Tomas Skrivan (Jan 14 2024 at 16:51):

Kyle Miller said:

Tomas Skrivan Is docs#Lean.Expr.replace safe to use here? What if the let value contains bound variables? Experimentally it seems to work, so instantiate1 must be updating bvars in the substituted expression, which I never realized it did.

I always get confused by bound variables. I think instantiate1 has to update bvars in the body not the value, no? It should not do anything to bvars in the value.

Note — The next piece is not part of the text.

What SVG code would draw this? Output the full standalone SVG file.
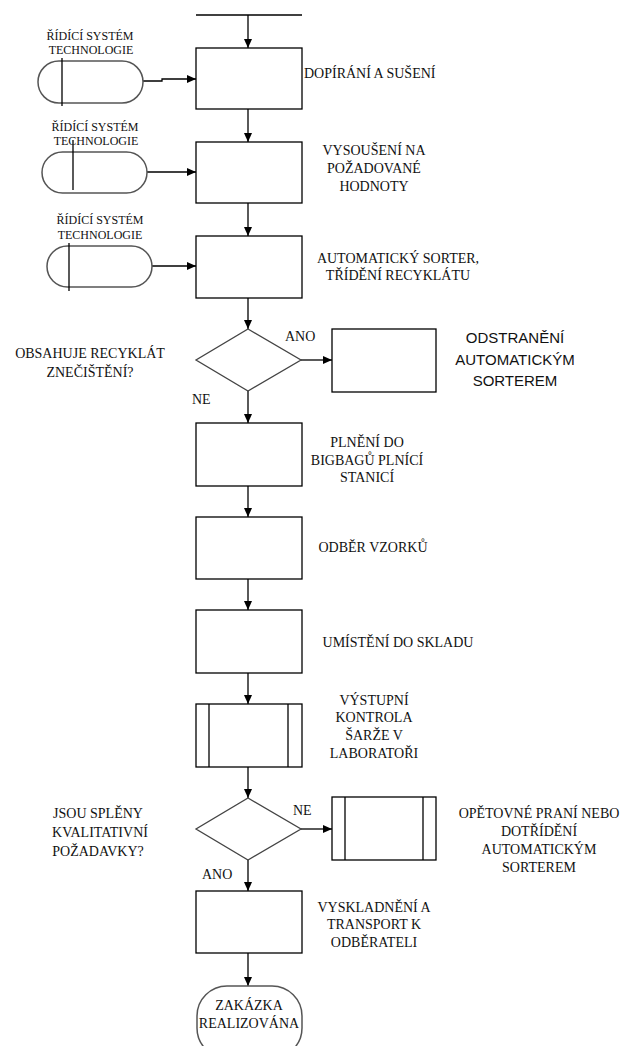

Kyle Miller (Jan 14 2024 at 16:57):

Consider

def f (n : Nat) : Nat → Nat :=
  let n₁ := n + 1
  let n₂ := n₁ + 1
  fun x => n₂

and doing let_unfold n₂. The value for n₂ is bvar0 + 1, and if you substituted that directly you'd get let n₁ := n + 1; fun x => x + 1, which is incorrect. Instead it seems to see that it's going into one level of bvar depth inside that fun and bumps up the bvar index to actually substitute in bvar1 + 1 so that it refers to n₁.

Tomas Skrivan (Jan 14 2024 at 16:59):

Ohh I missed that!

Kyle Miller (Jan 14 2024 at 17:00):

This appears to be one of the C++-implemented functions. This line calls lift_loose_bvars, which I haven't looked at yet, but I'd guess it's doing this bvar bumping.

Kyle Miller (Jan 14 2024 at 17:02):

This is good to know about instantiate1. I'll put it on my todo list to write a docstring for it!

Kyle Miller (Jan 14 2024 at 20:52):

(@Tomas Skrivan lean4#3183. It'd be nice to get some feedback on the new docstrings. These functions are a little tricky to explain.)

Last updated: May 02 2025 at 03:31 UTC